§ **PROVIDED INFORMATION**:
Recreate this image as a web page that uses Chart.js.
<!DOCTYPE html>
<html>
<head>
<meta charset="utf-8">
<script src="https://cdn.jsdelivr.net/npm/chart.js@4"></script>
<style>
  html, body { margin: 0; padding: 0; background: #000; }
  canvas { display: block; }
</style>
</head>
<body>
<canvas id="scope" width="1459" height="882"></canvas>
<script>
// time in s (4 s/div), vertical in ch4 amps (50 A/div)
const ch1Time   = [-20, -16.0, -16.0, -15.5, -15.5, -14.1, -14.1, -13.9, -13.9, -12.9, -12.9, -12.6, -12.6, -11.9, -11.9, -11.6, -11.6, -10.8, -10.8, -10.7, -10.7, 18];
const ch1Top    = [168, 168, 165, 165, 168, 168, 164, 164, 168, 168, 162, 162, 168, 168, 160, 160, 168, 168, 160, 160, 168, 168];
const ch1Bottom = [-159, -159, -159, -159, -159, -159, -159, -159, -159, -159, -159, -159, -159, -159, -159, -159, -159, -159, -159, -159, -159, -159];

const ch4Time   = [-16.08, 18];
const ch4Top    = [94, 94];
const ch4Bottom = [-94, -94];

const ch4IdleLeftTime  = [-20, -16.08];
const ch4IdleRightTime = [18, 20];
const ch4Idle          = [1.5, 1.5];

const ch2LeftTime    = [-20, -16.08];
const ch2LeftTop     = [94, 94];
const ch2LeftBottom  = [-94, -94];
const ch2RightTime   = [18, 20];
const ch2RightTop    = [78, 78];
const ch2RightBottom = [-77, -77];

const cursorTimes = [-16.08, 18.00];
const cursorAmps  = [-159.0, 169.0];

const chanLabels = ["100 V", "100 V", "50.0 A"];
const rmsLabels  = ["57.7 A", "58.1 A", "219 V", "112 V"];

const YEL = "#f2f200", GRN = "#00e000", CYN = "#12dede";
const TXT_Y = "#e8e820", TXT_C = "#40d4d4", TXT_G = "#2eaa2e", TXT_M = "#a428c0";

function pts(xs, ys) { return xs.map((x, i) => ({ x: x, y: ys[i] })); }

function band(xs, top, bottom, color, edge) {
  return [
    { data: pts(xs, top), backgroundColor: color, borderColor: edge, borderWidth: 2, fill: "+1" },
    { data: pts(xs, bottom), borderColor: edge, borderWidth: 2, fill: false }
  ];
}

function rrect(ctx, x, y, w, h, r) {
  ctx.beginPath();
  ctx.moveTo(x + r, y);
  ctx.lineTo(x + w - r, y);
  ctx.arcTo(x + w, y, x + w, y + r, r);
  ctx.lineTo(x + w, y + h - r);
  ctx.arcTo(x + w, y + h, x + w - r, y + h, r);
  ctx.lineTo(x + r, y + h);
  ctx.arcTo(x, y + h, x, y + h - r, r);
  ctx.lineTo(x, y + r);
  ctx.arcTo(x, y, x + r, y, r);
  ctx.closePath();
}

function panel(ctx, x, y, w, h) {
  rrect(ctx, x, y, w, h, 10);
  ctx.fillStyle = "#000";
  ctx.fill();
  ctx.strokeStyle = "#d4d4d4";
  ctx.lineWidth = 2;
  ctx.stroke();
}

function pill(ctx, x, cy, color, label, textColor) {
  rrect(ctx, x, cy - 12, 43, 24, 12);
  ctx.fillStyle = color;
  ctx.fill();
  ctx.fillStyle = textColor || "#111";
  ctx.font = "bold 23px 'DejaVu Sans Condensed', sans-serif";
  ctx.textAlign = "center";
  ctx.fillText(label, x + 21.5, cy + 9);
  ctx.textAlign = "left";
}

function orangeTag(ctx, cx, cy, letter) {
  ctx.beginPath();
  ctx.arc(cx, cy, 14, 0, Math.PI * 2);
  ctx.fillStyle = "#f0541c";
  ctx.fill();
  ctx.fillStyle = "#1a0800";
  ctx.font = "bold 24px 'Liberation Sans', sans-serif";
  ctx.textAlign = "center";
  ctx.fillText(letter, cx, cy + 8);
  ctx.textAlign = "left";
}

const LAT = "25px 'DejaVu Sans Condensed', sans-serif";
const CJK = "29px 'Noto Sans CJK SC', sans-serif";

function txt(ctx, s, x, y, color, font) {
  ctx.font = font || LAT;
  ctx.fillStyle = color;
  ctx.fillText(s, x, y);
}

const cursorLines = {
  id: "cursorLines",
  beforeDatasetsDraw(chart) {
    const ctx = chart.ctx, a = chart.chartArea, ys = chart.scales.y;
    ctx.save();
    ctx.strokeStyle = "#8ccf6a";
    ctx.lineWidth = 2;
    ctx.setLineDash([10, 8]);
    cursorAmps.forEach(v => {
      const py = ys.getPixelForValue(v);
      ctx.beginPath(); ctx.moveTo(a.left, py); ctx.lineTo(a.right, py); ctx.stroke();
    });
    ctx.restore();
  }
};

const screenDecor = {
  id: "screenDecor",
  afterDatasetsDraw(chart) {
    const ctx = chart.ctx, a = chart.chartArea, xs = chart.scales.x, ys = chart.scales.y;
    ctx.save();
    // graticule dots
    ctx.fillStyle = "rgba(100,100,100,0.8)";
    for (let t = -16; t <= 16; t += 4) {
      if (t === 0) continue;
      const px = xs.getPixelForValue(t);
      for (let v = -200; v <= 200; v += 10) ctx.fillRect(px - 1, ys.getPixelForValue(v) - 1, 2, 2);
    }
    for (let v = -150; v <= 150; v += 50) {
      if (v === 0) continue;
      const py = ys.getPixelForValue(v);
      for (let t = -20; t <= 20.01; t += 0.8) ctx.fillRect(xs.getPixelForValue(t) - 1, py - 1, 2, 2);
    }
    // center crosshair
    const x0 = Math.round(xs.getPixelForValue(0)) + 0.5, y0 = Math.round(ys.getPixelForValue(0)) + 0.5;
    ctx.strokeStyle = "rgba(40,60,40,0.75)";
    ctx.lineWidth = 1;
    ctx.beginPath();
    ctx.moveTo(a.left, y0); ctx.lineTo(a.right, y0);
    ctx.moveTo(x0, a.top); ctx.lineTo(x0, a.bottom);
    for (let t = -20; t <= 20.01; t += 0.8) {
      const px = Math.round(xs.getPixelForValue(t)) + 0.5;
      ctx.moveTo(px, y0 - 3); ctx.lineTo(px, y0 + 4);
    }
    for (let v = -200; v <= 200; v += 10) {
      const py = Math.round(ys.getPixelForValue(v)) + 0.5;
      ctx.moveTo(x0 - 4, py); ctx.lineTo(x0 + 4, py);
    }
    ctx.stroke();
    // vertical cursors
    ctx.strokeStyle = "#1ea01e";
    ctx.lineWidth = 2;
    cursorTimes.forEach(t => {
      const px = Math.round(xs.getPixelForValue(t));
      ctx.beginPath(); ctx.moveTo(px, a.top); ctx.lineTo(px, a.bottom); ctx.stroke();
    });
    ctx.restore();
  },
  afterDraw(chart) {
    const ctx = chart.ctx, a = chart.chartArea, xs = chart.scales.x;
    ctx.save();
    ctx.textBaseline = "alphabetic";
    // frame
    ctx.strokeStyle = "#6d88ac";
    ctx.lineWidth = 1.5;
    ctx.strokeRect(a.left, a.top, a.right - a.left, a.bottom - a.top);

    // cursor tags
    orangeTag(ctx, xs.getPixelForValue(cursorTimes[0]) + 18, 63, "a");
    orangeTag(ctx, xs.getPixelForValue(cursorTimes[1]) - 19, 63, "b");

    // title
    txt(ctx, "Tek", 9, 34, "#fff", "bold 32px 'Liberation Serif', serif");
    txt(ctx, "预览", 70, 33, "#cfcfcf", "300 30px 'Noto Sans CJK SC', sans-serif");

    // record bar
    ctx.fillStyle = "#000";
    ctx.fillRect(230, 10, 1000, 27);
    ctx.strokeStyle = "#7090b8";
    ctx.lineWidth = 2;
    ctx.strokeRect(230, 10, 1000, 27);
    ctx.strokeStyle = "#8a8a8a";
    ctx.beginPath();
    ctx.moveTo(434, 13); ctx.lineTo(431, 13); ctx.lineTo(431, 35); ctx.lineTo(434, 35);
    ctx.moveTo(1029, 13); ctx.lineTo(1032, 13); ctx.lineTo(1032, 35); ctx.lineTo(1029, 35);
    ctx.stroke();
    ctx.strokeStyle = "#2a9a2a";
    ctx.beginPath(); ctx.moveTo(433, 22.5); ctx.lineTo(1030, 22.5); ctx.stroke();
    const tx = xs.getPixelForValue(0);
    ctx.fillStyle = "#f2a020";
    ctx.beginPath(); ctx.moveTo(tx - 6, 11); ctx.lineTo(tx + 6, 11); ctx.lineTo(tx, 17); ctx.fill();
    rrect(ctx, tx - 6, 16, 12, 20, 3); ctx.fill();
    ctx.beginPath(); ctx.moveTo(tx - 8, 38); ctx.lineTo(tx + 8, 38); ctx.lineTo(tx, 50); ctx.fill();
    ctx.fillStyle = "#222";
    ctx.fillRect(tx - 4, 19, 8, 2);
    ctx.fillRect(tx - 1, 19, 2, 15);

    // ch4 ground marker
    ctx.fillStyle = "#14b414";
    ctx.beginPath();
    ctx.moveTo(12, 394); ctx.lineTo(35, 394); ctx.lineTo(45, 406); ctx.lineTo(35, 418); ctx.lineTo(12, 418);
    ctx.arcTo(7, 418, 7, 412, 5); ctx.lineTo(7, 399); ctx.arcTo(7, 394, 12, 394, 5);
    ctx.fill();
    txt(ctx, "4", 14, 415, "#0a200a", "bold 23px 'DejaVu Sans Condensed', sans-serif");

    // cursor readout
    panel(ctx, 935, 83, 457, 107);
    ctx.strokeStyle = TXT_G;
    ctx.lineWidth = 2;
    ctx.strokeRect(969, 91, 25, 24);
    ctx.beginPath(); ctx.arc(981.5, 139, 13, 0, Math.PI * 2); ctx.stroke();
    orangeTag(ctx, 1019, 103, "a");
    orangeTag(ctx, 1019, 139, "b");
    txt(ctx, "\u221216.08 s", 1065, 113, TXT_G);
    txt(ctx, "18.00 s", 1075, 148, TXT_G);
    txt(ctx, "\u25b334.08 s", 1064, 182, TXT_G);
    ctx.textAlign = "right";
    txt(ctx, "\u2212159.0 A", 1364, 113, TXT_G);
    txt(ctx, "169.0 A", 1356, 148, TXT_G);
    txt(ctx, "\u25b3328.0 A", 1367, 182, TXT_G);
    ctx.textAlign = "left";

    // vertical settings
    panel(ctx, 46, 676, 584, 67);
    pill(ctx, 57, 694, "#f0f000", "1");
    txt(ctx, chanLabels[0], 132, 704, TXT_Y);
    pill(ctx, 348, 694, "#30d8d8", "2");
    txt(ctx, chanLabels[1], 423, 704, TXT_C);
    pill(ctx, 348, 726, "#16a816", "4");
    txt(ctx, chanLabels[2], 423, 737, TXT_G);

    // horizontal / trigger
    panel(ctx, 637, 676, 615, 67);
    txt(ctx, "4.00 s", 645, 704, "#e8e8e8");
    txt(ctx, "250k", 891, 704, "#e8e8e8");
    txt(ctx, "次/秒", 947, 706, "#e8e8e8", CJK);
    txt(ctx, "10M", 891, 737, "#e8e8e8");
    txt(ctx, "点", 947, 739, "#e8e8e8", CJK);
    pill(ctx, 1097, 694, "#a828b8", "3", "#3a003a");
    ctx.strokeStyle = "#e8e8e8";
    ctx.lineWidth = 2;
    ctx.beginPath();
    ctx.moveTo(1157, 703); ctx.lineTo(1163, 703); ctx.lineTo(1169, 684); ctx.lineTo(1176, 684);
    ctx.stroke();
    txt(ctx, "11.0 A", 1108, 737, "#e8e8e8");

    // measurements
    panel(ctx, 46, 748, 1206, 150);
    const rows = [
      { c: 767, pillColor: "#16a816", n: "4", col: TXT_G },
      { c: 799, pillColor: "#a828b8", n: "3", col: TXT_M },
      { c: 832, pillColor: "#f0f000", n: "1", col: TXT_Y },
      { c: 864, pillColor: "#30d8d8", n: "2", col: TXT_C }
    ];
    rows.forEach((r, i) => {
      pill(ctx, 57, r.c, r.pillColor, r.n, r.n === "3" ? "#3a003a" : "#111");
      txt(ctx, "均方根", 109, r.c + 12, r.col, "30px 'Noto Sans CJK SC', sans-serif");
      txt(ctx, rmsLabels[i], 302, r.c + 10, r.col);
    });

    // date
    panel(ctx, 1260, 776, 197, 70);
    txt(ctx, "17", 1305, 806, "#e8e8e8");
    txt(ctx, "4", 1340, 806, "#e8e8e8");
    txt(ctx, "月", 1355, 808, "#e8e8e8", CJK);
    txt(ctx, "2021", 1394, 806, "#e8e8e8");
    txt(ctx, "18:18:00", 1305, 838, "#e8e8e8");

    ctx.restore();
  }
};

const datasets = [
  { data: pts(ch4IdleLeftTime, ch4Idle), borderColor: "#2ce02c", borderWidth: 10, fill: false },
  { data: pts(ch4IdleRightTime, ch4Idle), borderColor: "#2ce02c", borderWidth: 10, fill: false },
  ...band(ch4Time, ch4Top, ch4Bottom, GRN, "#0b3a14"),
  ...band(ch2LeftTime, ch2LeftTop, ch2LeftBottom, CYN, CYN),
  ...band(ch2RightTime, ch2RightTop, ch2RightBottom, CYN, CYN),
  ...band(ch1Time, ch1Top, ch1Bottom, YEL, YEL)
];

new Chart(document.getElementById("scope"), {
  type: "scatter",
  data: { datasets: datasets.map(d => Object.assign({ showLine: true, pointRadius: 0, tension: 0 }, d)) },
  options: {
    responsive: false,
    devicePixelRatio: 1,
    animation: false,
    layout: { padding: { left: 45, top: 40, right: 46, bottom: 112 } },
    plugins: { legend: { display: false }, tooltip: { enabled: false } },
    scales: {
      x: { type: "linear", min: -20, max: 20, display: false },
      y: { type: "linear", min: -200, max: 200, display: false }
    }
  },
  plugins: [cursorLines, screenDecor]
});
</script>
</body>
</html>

==

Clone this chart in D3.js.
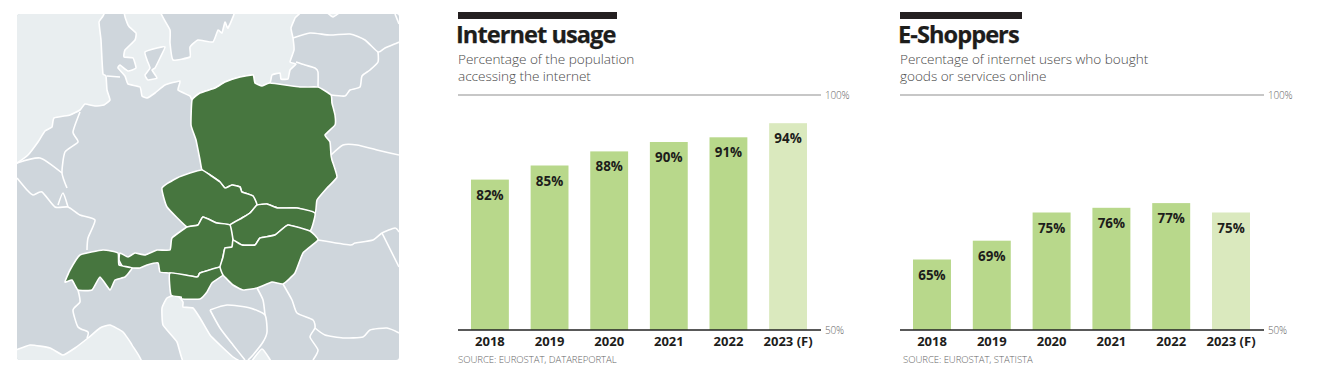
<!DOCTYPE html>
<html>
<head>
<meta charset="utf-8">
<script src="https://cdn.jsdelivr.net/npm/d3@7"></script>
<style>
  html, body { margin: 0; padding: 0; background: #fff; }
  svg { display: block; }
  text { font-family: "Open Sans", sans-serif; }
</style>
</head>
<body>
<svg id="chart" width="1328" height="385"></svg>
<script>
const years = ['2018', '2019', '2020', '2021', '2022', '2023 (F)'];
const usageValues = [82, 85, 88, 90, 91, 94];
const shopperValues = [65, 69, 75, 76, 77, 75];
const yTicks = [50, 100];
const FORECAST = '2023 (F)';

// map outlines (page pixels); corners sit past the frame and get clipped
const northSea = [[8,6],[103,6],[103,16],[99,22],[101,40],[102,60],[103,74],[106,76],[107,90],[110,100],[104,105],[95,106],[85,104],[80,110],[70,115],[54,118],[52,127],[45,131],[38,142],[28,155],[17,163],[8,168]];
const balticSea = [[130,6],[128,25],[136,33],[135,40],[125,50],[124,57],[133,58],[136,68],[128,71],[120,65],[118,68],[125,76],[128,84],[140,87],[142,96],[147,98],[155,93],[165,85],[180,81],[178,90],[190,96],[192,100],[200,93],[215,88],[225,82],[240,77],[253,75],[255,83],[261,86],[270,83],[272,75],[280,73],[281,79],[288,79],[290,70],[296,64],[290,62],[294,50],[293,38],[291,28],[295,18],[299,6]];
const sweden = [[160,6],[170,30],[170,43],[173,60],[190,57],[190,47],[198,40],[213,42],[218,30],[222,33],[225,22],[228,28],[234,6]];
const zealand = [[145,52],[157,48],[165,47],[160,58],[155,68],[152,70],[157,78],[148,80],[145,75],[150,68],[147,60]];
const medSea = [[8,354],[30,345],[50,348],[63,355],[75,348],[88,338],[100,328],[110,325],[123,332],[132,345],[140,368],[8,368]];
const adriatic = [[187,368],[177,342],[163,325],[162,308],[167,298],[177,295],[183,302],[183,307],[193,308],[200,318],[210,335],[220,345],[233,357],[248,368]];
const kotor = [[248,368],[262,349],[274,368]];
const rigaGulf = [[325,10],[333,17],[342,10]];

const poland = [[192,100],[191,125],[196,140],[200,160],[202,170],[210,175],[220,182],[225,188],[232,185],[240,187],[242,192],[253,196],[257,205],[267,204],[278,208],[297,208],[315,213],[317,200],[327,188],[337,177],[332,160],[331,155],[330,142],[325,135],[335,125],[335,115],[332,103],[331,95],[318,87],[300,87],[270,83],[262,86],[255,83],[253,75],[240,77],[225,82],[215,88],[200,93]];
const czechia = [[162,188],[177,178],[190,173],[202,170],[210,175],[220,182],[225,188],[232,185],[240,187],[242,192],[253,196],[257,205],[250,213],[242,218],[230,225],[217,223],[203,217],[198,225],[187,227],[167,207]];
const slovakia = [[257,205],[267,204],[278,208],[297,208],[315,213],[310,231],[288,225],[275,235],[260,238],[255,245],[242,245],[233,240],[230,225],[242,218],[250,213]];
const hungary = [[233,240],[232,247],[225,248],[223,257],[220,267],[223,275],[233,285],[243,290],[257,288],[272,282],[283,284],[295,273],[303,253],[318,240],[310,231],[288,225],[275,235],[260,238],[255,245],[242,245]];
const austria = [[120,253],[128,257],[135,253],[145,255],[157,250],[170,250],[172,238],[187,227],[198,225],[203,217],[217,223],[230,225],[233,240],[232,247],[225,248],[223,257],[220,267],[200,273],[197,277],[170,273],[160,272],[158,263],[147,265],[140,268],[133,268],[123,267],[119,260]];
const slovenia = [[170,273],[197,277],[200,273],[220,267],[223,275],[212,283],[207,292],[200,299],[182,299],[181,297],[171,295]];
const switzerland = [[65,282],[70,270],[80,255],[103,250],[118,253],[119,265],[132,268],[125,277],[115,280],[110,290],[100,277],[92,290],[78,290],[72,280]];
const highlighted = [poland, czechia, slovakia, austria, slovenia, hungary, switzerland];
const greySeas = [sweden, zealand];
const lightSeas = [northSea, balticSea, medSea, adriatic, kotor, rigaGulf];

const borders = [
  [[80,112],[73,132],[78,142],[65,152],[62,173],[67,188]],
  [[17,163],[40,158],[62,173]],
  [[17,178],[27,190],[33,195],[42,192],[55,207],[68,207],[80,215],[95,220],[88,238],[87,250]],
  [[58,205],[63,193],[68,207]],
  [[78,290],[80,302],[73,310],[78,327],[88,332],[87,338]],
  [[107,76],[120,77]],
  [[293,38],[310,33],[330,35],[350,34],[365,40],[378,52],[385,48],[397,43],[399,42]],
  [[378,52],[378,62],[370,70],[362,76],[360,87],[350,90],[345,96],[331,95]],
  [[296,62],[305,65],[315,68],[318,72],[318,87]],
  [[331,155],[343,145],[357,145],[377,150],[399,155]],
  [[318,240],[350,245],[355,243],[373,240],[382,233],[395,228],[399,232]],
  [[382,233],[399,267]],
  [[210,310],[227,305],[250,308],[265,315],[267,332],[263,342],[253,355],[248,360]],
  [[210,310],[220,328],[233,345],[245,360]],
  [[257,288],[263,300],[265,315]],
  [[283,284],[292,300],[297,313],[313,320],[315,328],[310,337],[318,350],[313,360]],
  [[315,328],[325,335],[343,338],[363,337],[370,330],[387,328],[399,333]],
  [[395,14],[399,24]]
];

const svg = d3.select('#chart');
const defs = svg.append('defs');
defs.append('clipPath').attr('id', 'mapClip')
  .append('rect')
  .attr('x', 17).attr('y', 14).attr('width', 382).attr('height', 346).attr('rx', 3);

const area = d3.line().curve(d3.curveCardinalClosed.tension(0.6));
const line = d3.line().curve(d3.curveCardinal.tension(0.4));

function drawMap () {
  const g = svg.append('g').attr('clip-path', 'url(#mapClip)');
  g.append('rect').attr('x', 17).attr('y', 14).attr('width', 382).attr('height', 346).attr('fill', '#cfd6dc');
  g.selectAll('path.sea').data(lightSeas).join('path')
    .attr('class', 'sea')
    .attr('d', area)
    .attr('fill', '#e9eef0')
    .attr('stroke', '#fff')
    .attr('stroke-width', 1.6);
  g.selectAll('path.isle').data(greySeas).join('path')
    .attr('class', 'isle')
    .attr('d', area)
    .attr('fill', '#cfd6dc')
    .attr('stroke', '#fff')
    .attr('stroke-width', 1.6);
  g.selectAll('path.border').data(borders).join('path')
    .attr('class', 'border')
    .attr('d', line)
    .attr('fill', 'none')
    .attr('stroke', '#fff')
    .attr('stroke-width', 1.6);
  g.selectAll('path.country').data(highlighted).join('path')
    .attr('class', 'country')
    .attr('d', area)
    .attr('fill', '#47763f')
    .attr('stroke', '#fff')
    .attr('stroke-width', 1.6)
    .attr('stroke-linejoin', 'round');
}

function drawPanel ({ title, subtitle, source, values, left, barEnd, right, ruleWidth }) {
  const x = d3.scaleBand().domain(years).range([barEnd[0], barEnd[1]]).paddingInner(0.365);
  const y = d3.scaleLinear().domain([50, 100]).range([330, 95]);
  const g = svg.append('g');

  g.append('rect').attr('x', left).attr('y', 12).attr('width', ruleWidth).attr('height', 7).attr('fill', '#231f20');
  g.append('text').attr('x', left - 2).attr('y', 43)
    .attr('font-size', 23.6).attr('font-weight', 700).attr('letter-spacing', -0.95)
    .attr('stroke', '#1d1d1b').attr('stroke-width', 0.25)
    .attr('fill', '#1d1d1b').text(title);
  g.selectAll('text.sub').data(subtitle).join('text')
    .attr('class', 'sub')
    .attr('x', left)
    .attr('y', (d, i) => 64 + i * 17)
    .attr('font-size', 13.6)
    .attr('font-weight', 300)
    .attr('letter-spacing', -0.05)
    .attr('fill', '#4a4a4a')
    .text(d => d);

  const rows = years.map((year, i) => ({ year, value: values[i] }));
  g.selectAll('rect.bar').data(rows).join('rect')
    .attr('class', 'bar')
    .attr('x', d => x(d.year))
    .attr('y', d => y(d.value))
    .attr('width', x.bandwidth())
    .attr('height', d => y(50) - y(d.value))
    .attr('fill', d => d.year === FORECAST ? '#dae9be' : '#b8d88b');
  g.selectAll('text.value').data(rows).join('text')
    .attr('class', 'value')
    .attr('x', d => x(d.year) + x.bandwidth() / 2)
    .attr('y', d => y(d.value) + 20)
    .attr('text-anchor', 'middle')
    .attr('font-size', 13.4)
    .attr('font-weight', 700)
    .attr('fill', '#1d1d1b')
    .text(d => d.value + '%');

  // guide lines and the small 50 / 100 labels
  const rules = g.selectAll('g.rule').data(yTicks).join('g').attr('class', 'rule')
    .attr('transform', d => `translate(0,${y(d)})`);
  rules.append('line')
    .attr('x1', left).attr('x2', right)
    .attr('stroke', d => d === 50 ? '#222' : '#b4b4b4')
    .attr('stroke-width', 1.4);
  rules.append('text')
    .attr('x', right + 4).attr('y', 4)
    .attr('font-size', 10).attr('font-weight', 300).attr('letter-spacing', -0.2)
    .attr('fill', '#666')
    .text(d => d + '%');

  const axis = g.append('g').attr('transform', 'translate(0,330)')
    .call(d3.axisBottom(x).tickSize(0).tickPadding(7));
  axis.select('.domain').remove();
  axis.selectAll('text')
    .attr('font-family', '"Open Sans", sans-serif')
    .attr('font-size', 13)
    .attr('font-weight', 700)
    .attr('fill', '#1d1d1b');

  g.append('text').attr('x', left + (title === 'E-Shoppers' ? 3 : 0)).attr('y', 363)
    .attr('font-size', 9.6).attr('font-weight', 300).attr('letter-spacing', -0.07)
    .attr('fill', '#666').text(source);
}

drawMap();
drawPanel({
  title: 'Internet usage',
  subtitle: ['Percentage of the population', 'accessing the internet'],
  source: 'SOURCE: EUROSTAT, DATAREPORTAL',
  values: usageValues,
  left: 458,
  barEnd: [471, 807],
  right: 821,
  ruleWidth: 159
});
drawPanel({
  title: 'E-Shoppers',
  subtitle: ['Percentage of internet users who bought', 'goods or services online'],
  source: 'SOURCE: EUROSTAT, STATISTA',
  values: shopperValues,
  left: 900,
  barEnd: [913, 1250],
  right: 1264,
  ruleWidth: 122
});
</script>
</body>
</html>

§ **THE PROBLEM**: Pictures stay out: repeat exactly only the lines from the one with "Clone this chart in D3.js." through the one with "const FORECAST = '2023 (F)';".

§ **ANSWER IN FULL**:
Clone this chart in D3.js.
<!DOCTYPE html>
<html>
<head>
<meta charset="utf-8">
<script src="https://cdn.jsdelivr.net/npm/d3@7"></script>
<style>
  html, body { margin: 0; padding: 0; background: #fff; }
  svg { display: block; }
  text { font-family: "Open Sans", sans-serif; }
</style>
</head>
<body>
<svg id="chart" width="1328" height="385"></svg>
<script>
const years = ['2018', '2019', '2020', '2021', '2022', '2023 (F)'];
const usageValues = [82, 85, 88, 90, 91, 94];
const shopperValues = [65, 69, 75, 76, 77, 75];
const yTicks = [50, 100];
const FORECAST = '2023 (F)';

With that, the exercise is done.